● **Data excerpt**:
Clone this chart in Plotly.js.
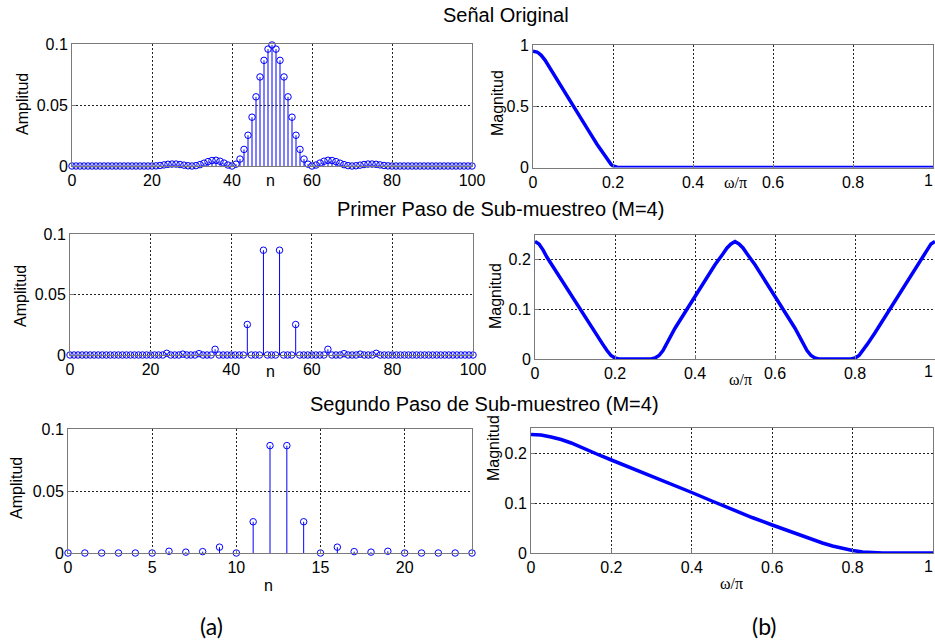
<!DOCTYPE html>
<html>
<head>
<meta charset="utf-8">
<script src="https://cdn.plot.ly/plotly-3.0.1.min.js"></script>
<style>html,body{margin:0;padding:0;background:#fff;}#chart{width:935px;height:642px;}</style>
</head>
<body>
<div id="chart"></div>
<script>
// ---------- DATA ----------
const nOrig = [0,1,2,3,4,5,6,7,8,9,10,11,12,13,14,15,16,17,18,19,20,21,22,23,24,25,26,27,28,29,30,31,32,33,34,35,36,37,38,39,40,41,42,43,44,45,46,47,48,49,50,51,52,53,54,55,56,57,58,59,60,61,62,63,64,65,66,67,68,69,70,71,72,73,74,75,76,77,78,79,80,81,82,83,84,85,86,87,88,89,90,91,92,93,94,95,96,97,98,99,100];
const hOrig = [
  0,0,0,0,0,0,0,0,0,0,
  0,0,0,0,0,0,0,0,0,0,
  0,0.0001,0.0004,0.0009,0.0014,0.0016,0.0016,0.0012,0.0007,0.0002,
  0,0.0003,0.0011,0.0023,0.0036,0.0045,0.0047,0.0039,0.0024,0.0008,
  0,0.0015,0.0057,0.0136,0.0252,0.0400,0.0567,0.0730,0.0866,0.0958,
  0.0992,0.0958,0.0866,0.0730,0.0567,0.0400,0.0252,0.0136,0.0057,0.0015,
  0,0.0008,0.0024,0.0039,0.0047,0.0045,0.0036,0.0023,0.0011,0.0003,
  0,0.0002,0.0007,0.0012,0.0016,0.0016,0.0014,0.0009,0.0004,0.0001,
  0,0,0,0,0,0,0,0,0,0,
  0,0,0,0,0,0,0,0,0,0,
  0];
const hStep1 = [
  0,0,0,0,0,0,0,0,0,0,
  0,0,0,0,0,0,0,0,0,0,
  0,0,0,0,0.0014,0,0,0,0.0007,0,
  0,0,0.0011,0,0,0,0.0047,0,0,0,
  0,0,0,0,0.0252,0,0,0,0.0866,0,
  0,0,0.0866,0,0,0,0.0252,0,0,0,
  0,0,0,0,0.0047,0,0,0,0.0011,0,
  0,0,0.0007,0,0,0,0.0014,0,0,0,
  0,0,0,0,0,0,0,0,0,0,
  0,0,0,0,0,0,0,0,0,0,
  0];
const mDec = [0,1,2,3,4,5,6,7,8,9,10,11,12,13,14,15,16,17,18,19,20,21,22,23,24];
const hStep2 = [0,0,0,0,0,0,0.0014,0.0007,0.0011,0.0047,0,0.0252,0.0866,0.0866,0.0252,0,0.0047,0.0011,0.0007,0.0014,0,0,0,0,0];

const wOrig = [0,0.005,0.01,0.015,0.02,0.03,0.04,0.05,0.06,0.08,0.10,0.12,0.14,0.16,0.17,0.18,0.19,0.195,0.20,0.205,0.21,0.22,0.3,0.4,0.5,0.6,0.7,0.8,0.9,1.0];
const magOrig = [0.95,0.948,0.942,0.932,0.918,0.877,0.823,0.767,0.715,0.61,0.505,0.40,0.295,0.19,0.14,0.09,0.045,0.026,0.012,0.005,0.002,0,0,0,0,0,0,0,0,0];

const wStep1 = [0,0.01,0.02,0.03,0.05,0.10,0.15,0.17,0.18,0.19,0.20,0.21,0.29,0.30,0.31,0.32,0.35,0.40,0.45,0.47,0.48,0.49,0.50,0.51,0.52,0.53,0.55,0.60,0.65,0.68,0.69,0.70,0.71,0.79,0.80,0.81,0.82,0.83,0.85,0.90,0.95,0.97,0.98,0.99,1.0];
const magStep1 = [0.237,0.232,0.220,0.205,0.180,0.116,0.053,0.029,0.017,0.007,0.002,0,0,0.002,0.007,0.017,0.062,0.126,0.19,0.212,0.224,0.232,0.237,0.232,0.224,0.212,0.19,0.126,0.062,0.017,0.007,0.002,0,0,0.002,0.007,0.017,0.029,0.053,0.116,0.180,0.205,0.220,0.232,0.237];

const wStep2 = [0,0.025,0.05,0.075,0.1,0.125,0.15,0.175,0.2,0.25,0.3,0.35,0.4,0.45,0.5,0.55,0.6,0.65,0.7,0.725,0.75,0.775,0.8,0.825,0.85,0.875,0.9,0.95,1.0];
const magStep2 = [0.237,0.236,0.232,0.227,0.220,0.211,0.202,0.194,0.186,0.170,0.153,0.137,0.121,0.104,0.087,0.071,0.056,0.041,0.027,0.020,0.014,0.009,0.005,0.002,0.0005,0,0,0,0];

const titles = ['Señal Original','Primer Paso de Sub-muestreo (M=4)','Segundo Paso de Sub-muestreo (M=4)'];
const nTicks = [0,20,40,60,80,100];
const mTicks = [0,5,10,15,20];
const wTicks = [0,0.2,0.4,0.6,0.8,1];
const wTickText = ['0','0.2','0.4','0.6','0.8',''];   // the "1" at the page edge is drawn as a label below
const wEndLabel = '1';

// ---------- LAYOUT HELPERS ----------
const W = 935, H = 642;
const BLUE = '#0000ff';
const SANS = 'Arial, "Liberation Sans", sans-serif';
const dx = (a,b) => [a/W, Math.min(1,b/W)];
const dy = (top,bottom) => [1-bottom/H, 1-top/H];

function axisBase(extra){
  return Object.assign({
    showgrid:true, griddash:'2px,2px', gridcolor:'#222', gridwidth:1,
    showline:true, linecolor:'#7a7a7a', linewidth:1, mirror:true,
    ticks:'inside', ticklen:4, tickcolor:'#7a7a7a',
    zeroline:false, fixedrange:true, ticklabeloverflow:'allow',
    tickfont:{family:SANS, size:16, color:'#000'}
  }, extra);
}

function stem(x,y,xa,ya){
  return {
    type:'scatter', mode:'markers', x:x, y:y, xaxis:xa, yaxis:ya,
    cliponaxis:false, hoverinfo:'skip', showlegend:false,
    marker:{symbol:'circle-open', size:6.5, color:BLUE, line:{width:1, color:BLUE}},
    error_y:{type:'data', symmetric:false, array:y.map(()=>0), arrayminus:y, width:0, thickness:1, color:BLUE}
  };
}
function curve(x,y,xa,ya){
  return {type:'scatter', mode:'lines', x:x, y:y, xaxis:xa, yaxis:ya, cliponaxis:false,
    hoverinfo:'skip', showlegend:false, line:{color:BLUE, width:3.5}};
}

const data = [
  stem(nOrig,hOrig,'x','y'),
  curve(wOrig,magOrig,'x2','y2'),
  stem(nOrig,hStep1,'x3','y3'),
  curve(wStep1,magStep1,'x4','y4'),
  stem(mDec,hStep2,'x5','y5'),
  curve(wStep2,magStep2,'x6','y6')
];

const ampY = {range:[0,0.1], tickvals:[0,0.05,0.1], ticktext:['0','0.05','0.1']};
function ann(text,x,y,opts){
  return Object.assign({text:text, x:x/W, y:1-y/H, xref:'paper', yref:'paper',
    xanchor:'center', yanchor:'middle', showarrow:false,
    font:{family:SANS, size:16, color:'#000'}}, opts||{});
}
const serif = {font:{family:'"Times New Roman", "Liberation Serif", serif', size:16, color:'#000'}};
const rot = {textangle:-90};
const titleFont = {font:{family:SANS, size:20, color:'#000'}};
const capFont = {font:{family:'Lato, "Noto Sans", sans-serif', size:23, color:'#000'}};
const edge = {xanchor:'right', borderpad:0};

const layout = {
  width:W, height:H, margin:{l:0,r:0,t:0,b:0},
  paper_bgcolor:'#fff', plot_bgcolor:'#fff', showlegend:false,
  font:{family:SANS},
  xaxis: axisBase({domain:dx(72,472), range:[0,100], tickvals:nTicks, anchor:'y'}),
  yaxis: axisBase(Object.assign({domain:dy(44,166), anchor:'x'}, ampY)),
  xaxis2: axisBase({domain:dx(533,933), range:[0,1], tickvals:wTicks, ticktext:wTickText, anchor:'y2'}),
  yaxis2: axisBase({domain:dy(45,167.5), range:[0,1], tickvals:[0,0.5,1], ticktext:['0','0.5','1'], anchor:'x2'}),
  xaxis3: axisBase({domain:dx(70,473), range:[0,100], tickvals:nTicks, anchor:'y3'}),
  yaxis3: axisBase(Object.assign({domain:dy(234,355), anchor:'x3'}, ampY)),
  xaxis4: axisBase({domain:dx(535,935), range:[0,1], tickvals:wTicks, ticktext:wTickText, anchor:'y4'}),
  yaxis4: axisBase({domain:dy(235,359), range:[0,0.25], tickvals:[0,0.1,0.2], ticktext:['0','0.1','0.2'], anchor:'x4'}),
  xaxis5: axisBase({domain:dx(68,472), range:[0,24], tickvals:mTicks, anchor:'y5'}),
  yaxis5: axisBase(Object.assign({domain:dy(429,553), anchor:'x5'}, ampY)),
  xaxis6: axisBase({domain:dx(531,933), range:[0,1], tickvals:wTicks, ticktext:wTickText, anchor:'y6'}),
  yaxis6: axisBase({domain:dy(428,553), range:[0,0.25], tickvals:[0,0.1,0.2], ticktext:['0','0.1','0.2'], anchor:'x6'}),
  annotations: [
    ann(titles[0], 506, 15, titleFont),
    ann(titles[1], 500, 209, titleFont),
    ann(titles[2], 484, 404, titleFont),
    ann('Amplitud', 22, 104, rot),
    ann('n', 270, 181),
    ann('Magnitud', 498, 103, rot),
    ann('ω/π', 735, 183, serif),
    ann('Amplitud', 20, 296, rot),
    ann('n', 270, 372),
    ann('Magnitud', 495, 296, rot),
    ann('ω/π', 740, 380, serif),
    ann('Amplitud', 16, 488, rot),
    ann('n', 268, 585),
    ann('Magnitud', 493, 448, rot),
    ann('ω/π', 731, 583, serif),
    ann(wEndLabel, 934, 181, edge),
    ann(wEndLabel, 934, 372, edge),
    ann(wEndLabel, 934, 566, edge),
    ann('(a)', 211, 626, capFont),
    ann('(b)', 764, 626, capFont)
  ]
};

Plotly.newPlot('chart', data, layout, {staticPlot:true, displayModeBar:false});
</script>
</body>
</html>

● **Work required**:
Only a number is wanted: how many lines contain "chart"?

● **Solved problem**:
4